▶ _INSTRUCTIONS FOR THE TASK_:
Using the data below, copy every line that contains the word "this".

▶ _RECORDS PROVIDED_:
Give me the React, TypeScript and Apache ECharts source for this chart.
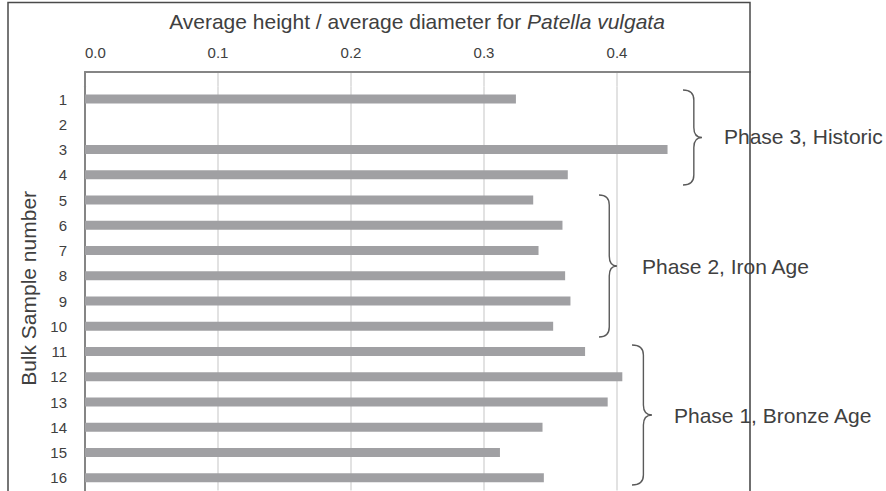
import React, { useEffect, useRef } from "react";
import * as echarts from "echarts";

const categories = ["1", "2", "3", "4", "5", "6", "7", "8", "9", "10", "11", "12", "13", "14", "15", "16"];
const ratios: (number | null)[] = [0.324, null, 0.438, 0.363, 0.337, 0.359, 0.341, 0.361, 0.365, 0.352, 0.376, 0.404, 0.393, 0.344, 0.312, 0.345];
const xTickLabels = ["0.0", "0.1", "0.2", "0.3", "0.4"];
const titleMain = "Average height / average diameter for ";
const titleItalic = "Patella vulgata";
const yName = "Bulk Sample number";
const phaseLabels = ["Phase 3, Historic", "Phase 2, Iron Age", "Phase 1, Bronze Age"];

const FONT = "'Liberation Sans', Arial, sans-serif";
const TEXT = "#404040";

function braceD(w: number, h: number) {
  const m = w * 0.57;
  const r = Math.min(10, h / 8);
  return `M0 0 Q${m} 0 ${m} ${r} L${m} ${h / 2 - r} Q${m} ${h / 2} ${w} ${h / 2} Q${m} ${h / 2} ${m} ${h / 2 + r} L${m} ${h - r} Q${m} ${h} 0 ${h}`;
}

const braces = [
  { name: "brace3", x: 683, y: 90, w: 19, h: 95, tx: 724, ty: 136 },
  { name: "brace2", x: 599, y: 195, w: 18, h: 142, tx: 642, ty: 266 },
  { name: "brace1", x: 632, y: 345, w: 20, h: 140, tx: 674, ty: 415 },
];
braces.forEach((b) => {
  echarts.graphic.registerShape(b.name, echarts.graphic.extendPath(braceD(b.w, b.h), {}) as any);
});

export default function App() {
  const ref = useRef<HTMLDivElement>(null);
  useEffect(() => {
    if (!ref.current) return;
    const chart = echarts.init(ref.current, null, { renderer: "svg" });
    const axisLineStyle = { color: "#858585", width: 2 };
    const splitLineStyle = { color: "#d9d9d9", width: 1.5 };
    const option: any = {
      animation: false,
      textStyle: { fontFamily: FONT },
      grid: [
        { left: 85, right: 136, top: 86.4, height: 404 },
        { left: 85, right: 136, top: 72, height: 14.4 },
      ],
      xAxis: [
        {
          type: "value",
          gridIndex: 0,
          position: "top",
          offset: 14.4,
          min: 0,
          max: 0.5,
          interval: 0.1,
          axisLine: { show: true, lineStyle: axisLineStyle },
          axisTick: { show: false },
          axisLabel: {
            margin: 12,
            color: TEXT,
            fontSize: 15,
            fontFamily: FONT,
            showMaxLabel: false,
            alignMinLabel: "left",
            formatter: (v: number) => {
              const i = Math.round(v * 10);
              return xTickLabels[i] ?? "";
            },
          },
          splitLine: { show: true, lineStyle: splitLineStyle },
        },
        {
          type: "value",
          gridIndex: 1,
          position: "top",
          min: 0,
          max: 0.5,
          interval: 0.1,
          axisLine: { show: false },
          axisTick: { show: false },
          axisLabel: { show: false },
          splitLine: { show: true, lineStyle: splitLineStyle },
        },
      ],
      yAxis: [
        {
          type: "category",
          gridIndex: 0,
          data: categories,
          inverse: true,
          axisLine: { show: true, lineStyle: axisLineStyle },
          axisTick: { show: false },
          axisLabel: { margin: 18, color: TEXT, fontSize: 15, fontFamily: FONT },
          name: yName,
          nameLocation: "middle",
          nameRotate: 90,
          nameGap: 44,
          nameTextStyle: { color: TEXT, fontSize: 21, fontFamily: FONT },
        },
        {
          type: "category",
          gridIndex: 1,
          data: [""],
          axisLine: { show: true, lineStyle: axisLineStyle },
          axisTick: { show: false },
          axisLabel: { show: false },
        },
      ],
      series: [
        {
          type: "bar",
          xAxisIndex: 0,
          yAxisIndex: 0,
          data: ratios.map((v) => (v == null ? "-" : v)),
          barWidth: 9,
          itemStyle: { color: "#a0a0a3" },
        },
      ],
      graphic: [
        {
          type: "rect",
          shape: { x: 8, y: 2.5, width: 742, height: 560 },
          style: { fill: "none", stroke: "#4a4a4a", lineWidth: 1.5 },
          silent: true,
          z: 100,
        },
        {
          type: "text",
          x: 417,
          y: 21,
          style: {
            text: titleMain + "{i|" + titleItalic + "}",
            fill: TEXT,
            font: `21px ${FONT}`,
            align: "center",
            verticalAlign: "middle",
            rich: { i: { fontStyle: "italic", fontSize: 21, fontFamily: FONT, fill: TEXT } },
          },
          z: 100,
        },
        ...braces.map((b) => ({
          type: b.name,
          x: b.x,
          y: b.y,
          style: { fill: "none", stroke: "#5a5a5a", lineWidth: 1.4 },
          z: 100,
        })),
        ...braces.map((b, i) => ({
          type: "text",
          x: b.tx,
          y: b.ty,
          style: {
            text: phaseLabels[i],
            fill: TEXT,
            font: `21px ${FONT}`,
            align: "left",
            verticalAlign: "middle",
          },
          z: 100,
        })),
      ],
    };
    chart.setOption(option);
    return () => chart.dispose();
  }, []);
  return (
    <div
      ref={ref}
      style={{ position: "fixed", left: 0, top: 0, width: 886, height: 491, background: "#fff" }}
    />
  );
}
* * *
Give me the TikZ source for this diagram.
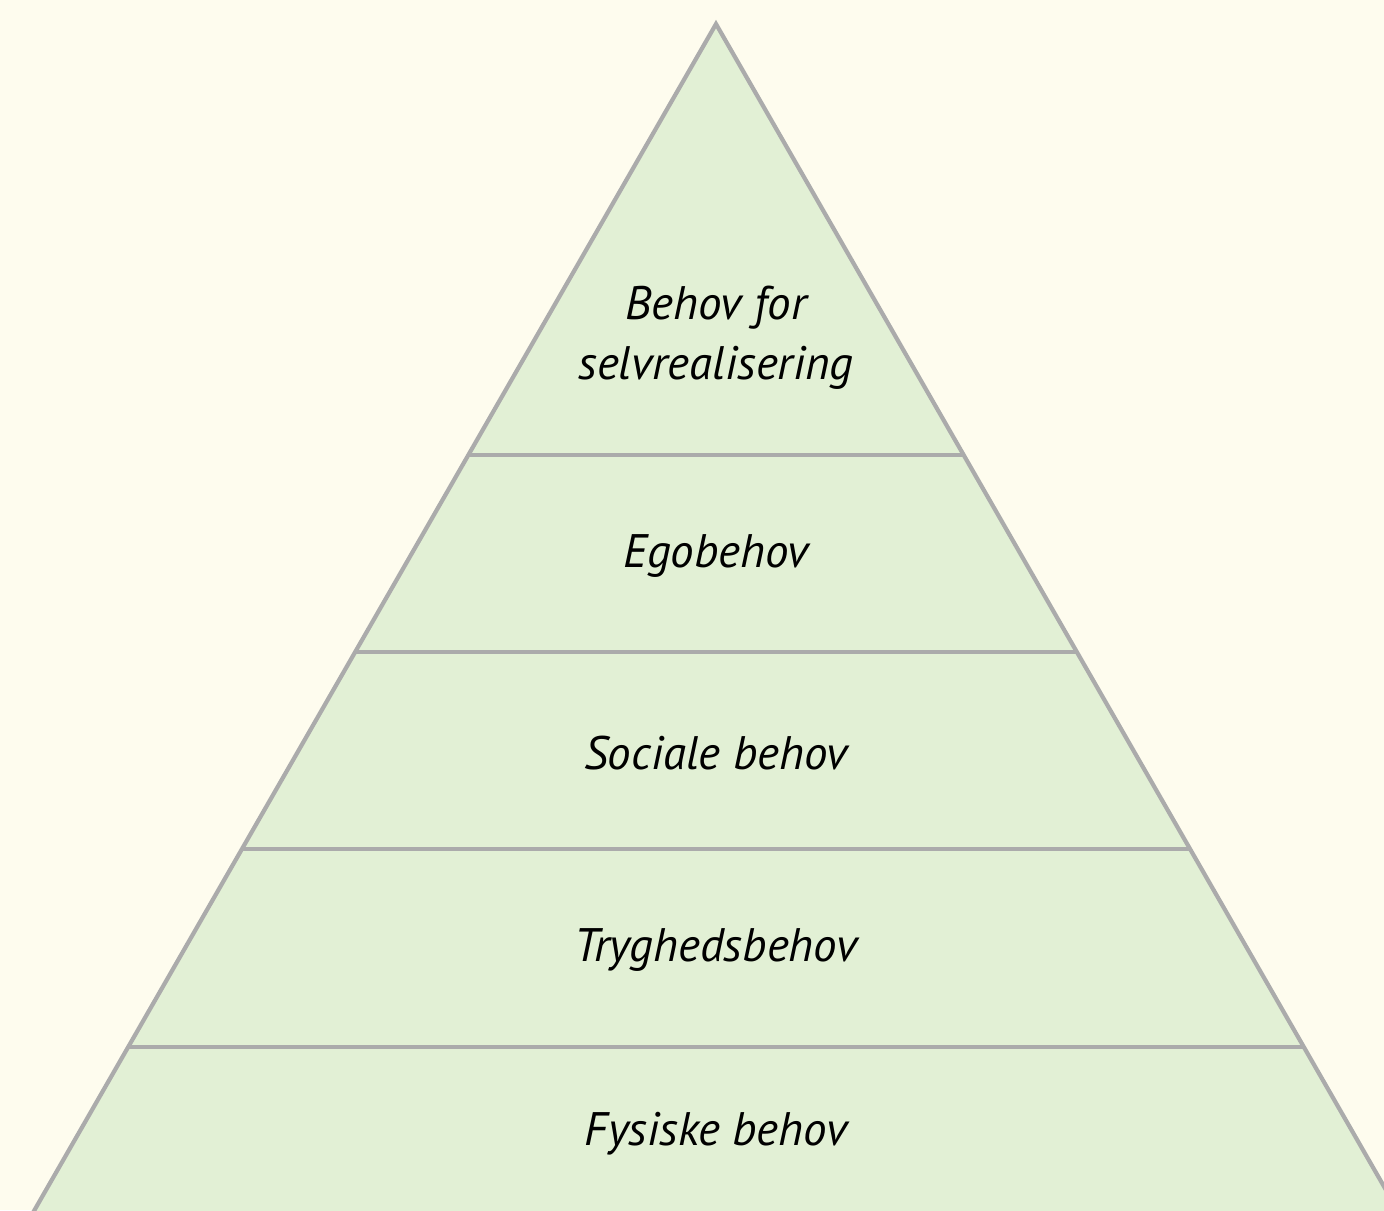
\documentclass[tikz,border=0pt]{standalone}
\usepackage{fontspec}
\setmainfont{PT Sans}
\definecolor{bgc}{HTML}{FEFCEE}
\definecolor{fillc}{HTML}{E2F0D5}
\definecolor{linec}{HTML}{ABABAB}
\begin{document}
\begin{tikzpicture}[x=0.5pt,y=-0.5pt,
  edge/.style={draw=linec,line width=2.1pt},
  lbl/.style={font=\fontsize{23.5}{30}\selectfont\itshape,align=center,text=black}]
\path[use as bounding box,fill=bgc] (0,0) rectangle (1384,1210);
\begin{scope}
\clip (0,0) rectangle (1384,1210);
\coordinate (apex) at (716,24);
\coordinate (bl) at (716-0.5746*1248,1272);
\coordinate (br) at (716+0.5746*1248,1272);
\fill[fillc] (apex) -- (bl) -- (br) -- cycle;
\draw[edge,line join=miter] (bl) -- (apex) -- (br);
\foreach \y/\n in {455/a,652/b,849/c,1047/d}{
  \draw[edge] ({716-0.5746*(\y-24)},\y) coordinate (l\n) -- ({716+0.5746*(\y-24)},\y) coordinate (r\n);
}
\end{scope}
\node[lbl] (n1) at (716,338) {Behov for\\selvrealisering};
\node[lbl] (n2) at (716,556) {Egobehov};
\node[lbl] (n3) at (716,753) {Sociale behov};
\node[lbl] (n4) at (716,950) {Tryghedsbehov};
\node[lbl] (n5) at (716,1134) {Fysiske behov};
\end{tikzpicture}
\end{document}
* * *
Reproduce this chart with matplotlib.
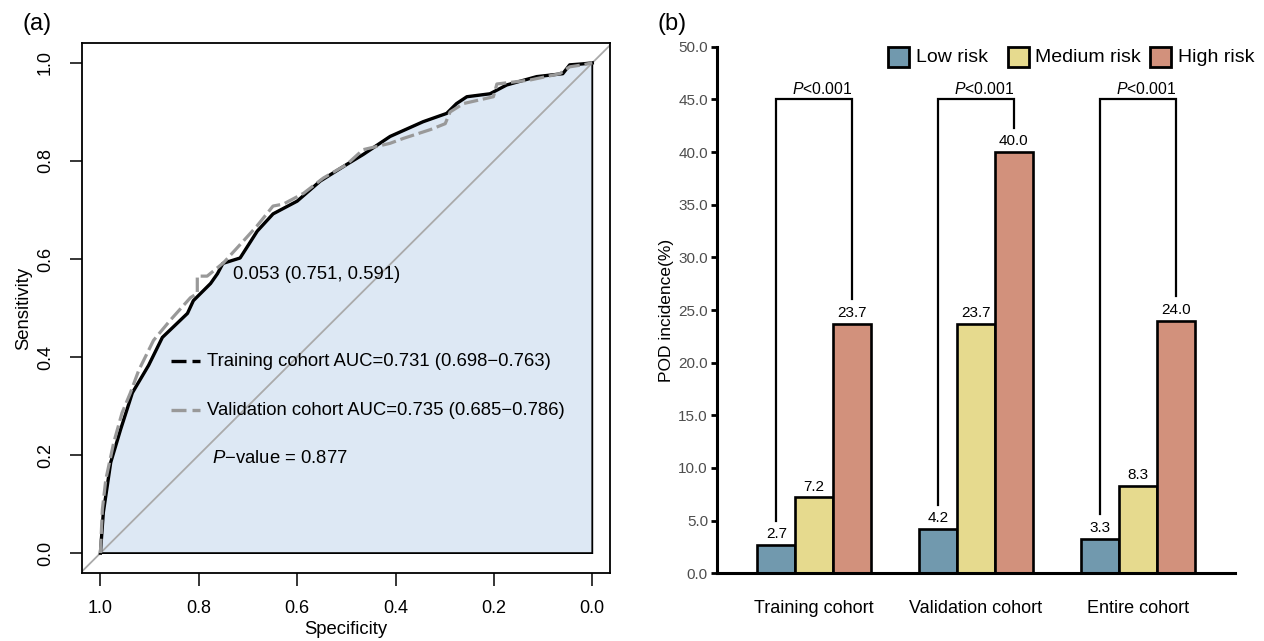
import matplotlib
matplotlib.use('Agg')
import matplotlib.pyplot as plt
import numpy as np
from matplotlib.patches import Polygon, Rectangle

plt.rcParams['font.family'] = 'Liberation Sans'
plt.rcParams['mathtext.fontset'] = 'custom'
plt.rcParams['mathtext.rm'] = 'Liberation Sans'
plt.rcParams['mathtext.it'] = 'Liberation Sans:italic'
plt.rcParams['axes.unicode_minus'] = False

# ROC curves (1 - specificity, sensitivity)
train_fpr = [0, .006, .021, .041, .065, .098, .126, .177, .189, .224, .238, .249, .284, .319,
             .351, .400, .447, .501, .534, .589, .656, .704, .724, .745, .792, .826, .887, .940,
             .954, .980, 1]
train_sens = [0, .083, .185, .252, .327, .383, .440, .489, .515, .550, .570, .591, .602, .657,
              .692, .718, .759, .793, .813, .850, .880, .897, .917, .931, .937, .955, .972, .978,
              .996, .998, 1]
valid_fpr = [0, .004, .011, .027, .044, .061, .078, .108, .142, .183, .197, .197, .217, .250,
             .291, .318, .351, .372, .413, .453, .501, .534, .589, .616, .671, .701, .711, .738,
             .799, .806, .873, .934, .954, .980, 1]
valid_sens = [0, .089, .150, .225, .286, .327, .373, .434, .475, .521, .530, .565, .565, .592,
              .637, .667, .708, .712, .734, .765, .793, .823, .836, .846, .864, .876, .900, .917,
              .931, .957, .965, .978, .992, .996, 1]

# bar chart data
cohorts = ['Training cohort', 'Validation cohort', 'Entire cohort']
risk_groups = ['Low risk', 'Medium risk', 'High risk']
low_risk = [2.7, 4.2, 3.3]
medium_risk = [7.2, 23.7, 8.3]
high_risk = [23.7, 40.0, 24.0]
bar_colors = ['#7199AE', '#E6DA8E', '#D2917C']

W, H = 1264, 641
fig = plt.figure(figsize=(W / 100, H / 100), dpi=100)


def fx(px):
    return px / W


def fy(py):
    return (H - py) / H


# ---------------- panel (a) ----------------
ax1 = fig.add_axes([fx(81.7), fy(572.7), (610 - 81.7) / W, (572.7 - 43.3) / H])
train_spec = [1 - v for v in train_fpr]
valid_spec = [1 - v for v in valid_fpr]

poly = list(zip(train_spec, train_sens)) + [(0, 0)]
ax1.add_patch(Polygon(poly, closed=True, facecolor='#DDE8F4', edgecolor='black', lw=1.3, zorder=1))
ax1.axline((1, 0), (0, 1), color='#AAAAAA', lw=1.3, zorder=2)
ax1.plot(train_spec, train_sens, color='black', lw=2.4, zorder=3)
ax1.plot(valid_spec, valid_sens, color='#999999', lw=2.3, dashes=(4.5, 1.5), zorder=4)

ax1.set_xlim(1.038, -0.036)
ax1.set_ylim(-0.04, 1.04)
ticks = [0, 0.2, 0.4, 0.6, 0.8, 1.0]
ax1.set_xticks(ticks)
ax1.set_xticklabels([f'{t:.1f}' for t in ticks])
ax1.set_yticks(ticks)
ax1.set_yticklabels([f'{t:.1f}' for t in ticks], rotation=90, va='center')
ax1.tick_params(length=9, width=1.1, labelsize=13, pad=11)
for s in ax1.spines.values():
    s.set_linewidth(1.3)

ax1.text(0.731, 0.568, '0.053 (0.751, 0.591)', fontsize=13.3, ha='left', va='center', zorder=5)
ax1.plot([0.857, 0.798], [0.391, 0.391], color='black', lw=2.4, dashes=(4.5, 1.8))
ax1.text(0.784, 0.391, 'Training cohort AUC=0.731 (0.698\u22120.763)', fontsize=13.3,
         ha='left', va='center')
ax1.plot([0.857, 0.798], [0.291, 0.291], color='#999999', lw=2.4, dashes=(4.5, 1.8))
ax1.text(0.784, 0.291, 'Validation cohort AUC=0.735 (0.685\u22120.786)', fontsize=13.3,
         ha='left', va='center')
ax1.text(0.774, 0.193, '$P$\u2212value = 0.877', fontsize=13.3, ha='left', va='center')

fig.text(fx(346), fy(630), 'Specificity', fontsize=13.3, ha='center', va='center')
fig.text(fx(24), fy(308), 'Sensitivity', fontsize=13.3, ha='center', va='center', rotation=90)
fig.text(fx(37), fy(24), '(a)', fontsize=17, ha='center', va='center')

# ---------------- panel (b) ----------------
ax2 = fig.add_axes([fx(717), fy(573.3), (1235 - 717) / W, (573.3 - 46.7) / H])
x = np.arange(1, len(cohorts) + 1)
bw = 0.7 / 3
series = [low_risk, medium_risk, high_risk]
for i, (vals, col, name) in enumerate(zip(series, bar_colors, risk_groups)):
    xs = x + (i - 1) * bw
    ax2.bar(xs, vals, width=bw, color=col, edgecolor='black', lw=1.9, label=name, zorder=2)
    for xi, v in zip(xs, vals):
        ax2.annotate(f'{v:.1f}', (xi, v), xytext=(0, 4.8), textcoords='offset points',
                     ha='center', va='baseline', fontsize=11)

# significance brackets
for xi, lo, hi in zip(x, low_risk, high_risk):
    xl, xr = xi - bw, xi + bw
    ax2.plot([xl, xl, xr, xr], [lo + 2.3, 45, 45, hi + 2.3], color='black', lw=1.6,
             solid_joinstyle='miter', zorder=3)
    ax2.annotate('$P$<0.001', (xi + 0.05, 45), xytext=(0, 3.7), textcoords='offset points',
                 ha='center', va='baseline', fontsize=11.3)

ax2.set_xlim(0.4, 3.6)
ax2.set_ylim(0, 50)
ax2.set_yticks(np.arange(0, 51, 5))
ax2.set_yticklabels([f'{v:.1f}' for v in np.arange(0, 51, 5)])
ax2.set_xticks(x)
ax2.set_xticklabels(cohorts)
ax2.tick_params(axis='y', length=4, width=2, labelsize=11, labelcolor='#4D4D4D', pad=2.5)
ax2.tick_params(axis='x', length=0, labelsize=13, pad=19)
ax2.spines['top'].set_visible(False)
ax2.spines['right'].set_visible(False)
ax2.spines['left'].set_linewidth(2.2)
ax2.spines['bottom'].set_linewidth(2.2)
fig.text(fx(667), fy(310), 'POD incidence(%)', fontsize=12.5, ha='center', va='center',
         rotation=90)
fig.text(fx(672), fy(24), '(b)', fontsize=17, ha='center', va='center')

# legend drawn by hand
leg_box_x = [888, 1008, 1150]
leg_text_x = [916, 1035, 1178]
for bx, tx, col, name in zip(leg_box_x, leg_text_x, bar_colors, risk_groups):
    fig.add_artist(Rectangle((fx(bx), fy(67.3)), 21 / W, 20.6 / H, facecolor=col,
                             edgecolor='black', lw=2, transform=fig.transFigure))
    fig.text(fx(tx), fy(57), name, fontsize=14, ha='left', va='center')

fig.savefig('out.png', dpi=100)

▶ _FINAL RESULT_:
Give me the React, TypeScript and Apache ECharts source for this chart.
Give me the TikZ source for this diagram.
Reproduce this chart with matplotlib.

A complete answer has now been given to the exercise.